Warpage Modeling of Ultra-Thin Packages Based on Chemical Shrinkage and Cure-Dependent Viscoelasticity of Molded Underfill

Abstract

Molded underfill (MUF) is an essential component in ultra-thin flip chip packages to ensure their long-term reliability and mechanical integrity. However, the warpage evolution of package during the curing process of MUF has a critical effect on both the SMT yield and package reliability. Therefore, a thorough understanding of the MUF physical behavior under curing is essential.

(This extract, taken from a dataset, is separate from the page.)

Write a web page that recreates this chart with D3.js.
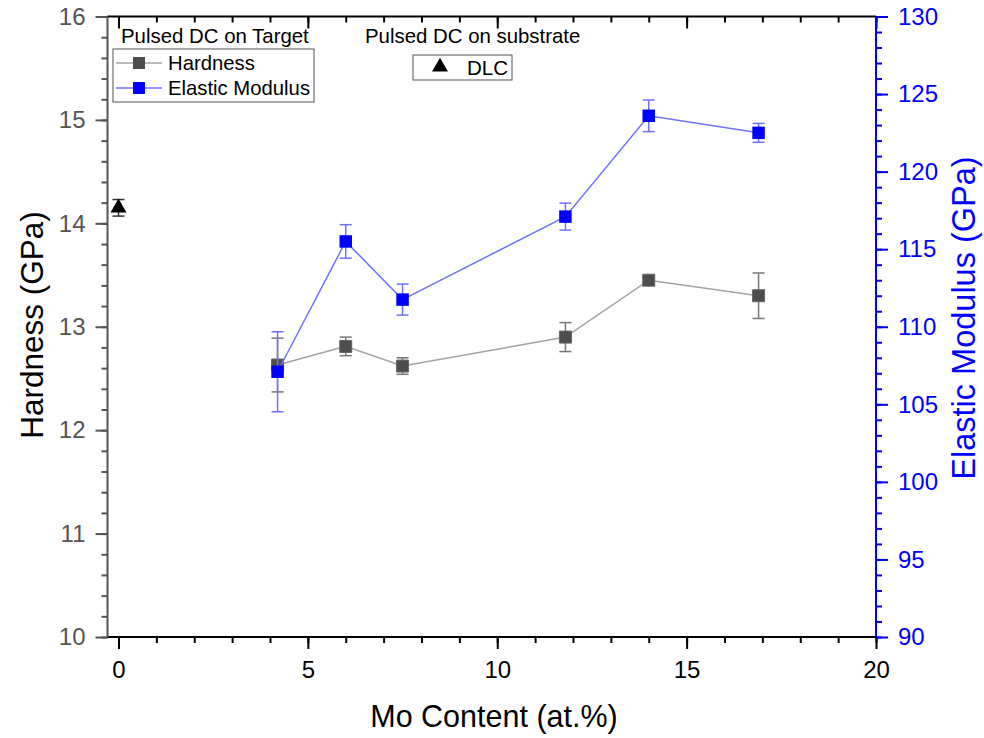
<!DOCTYPE html>
<html>
<head>
<meta charset="utf-8">
<script src="https://cdn.jsdelivr.net/npm/d3@7"></script>
<style>
  body { margin: 0; background: #fff; }
  svg { font-family: "Liberation Sans", Arial, sans-serif; }
</style>
</head>
<body>
<div id="chart"></div>
<script>
// Data
const moContent = [4.2, 6.0, 7.5, 11.8, 14.0, 16.9];
const hardness = [12.63, 12.81, 12.62, 12.90, 13.45, 13.30];
const hardnessErr = [0.26, 0.09, 0.08, 0.14, 0.03, 0.22];
const modulus = [107.1, 115.5, 111.75, 117.1, 123.6, 122.5];
const modulusErr = [2.58, 1.08, 1.0, 0.87, 1.02, 0.61];
const dlcContent = [0];
const dlcHardness = [14.15];
const dlcErr = [0.08];

const xTicks = [0, 5, 10, 15, 20];
const hTicks = [10, 11, 12, 13, 14, 15, 16];
const eTicks = [90, 95, 100, 105, 110, 115, 120, 125, 130];

const width = 984;
const height = 738;
const margin = { top: 16.5, right: 108, bottom: 101, left: 107.5 };

const blue = '#0000ff';
const blueLine = '#7171ff';
const grayMark = '#4d4d4d';
const grayLine = '#a3a3a3';

const x = d3.scaleLinear()
  .domain([-0.29, 20])
  .range([margin.left, width - margin.right]);

const yH = d3.scaleLinear()
  .domain([10, 16])
  .range([height - margin.bottom, margin.top]);

const yE = d3.scaleLinear()
  .domain([90, 130])
  .range([height - margin.bottom, margin.top]);

const svg = d3.select('#chart')
  .append('svg')
  .attr('width', width)
  .attr('height', height);

const x0 = margin.left, x1 = width - margin.right;
const y0 = height - margin.bottom, y1 = margin.top;

// minor tick helper
function range(a, b, step) {
  const out = [];
  for (let v = a; v <= b + 1e-9; v += step) out.push(+v.toFixed(4));
  return out;
}

// bottom axis
const bottomAxis = svg.append('g').attr('transform', `translate(0,${y0})`);
bottomAxis.call(d3.axisBottom(x).tickValues(range(0, 20, 1)).tickSize(6).tickFormat(''));
bottomAxis.append('g').call(d3.axisBottom(x).tickValues(xTicks).tickSize(12).tickPadding(12)
  .tickFormat(d3.format('d')));
bottomAxis.selectAll('.domain').remove();
bottomAxis.selectAll('line').attr('stroke', '#000').attr('stroke-width', 2);
bottomAxis.selectAll('text').attr('font-size', 24).attr('fill', '#000');

// top axis (ticks inward)
const topAxis = svg.append('g').attr('transform', `translate(0,${y1})`);
topAxis.call(d3.axisBottom(x).tickValues(range(0, 20, 1)).tickSize(6).tickFormat(''));
topAxis.append('g').call(d3.axisBottom(x).tickValues(xTicks).tickSize(12).tickFormat(''));
topAxis.selectAll('.domain').remove();
topAxis.selectAll('line').attr('stroke', '#000').attr('stroke-width', 2);

// left axis
const leftAxis = svg.append('g').attr('transform', `translate(${x0},0)`);
leftAxis.call(d3.axisLeft(yH).tickValues(range(10, 16, 0.2)).tickSize(6).tickFormat(''));
leftAxis.append('g').call(d3.axisLeft(yH).tickValues(hTicks).tickSize(12).tickPadding(10)
  .tickFormat(d3.format('d')));
leftAxis.selectAll('.domain').remove();
leftAxis.selectAll('line').attr('stroke', '#555').attr('stroke-width', 2);
leftAxis.selectAll('text').attr('font-size', 24).attr('fill', '#555');

// right axis
const rightAxis = svg.append('g').attr('transform', `translate(${x1},0)`);
rightAxis.call(d3.axisRight(yE).tickValues(range(90, 130, 1)).tickSize(6).tickFormat(''));
rightAxis.append('g').call(d3.axisRight(yE).tickValues(eTicks).tickSize(12).tickPadding(10)
  .tickFormat(d3.format('d')));
rightAxis.selectAll('.domain').remove();
rightAxis.selectAll('line').attr('stroke', blue).attr('stroke-width', 2);
rightAxis.selectAll('text').attr('font-size', 24).attr('fill', blue);

// frame lines
svg.append('line').attr('x1', x0).attr('x2', x1).attr('y1', y0).attr('y2', y0)
  .attr('stroke', '#000').attr('stroke-width', 2);
svg.append('line').attr('x1', x0).attr('x2', x1).attr('y1', y1).attr('y2', y1)
  .attr('stroke', '#000').attr('stroke-width', 2);
svg.append('line').attr('x1', x0).attr('x2', x0).attr('y1', y0).attr('y2', y1)
  .attr('stroke', '#555').attr('stroke-width', 2);
svg.append('line').attr('x1', x1).attr('x2', x1).attr('y1', y0).attr('y2', y1)
  .attr('stroke', blue).attr('stroke-width', 2);

// axis titles
svg.append('text')
  .attr('x', 494).attr('y', 727)
  .attr('text-anchor', 'middle').attr('font-size', 30.5).attr('fill', '#000')
  .text('Mo Content (at.%)');

svg.append('text')
  .attr('transform', 'translate(43,325) rotate(-90)')
  .attr('text-anchor', 'middle').attr('font-size', 31.5).attr('fill', '#000')
  .text('Hardness (GPa)');

svg.append('text')
  .attr('transform', 'translate(975,318) rotate(-90)')
  .attr('text-anchor', 'middle').attr('font-size', 32.5).attr('fill', blue)
  .text('Elastic Modulus (GPa)');

// series helper
function drawSeries(xs, ys, errs, yScale, opt) {
  const g = svg.append('g');
  const pts = xs.map((d, i) => ({ x: d, y: ys[i], e: errs[i] }));
  if (opt.line) {
    g.append('path')
      .datum(pts)
      .attr('fill', 'none')
      .attr('stroke', opt.line)
      .attr('stroke-width', 1.5)
      .attr('d', d3.line().x(d => x(d.x)).y(d => yScale(d.y)));
  }
  const eb = g.selectAll('.eb').data(pts).enter().append('g')
    .attr('stroke', opt.err).attr('stroke-width', 1.5);
  eb.append('line')
    .attr('x1', d => x(d.x)).attr('x2', d => x(d.x))
    .attr('y1', d => yScale(d.y - d.e)).attr('y2', d => yScale(d.y + d.e));
  eb.append('line')
    .attr('x1', d => x(d.x) - 6).attr('x2', d => x(d.x) + 6)
    .attr('y1', d => yScale(d.y - d.e)).attr('y2', d => yScale(d.y - d.e));
  eb.append('line')
    .attr('x1', d => x(d.x) - 6).attr('x2', d => x(d.x) + 6)
    .attr('y1', d => yScale(d.y + d.e)).attr('y2', d => yScale(d.y + d.e));
  g.selectAll('.mk').data(pts).enter().append('path')
    .attr('transform', d => `translate(${x(d.x)},${yScale(d.y)})`)
    .attr('d', d3.symbol().type(opt.symbol).size(opt.size))
    .attr('fill', opt.fill)
    .attr('stroke', opt.stroke || 'none')
    .attr('stroke-width', 1);
}

drawSeries(moContent, hardness, hardnessErr, yH,
  { line: grayLine, err: '#777', symbol: d3.symbolSquare, size: 144, fill: grayMark, stroke: '#666' });
drawSeries(moContent, modulus, modulusErr, yE,
  { line: blueLine, err: blueLine, symbol: d3.symbolSquare, size: 156, fill: blue });
drawSeries(dlcContent, dlcHardness, dlcErr, yH,
  { line: null, err: '#333', symbol: d3.symbolTriangle, size: 110, fill: '#000' });

// legend: Pulsed DC on Target
svg.append('text').attr('x', 121).attr('y', 43).attr('font-size', 20.4).attr('fill', '#000')
  .text('Pulsed DC on Target');
svg.append('rect').attr('x', 113).attr('y', 49).attr('width', 201).attr('height', 53)
  .attr('fill', '#fff').attr('stroke', '#555').attr('stroke-width', 1);

const legItems = [
  { name: 'Hardness', line: grayLine, fill: grayMark, y: 63 },
  { name: 'Elastic Modulus', line: blueLine, fill: blue, y: 88 }
];
legItems.forEach(d => {
  svg.append('line').attr('x1', 116).attr('x2', 162).attr('y1', d.y).attr('y2', d.y)
    .attr('stroke', d.line).attr('stroke-width', 1.5);
  svg.append('rect').attr('x', 133).attr('y', d.y - 6).attr('width', 12).attr('height', 12)
    .attr('fill', d.fill);
  svg.append('text').attr('x', 168).attr('y', d.y + 7).attr('font-size', 20.3).attr('fill', '#000')
    .text(d.name);
});

// legend: Pulsed DC on substrate
svg.append('text').attr('x', 365).attr('y', 43).attr('font-size', 20.4).attr('fill', '#000')
  .text('Pulsed DC on substrate');
svg.append('rect').attr('x', 413).attr('y', 55).attr('width', 99).attr('height', 25)
  .attr('fill', '#fff').attr('stroke', '#555').attr('stroke-width', 1);
svg.append('path')
  .attr('transform', 'translate(440,67)')
  .attr('d', d3.symbol().type(d3.symbolTriangle).size(110))
  .attr('fill', '#000');
svg.append('text').attr('x', 467).attr('y', 75).attr('font-size', 20.5).attr('fill', '#000')
  .text('DLC');
</script>
</body>
</html>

The present study therefore successfully establishes a novel process modeling approach based on finite element method to predict the final warpage of an ultra-thin flip chip scale package (fcCSP) in accordance with the chemical shrinkage and cure-dependent viscoelastic behavior of MUF. In describing the cure-dependent behavior of the MUF, the chemical shrinkage, curing kinetics and time-domain viscoelasticity are characterized by the pressure-volume-temperature (PVT) method, differential scanning calorimetry (DSC) and dynamic mechanical analysis (DMA), respectively. The predicted package warpage results are shown to be in good agreement with the experimental thermal Shadow Moire data. It is additionally shown that the accuracy of the warpage predictions is seriously degraded if the mechanical properties of MUF is modeled using a simple temperature-dependent elastic assumption.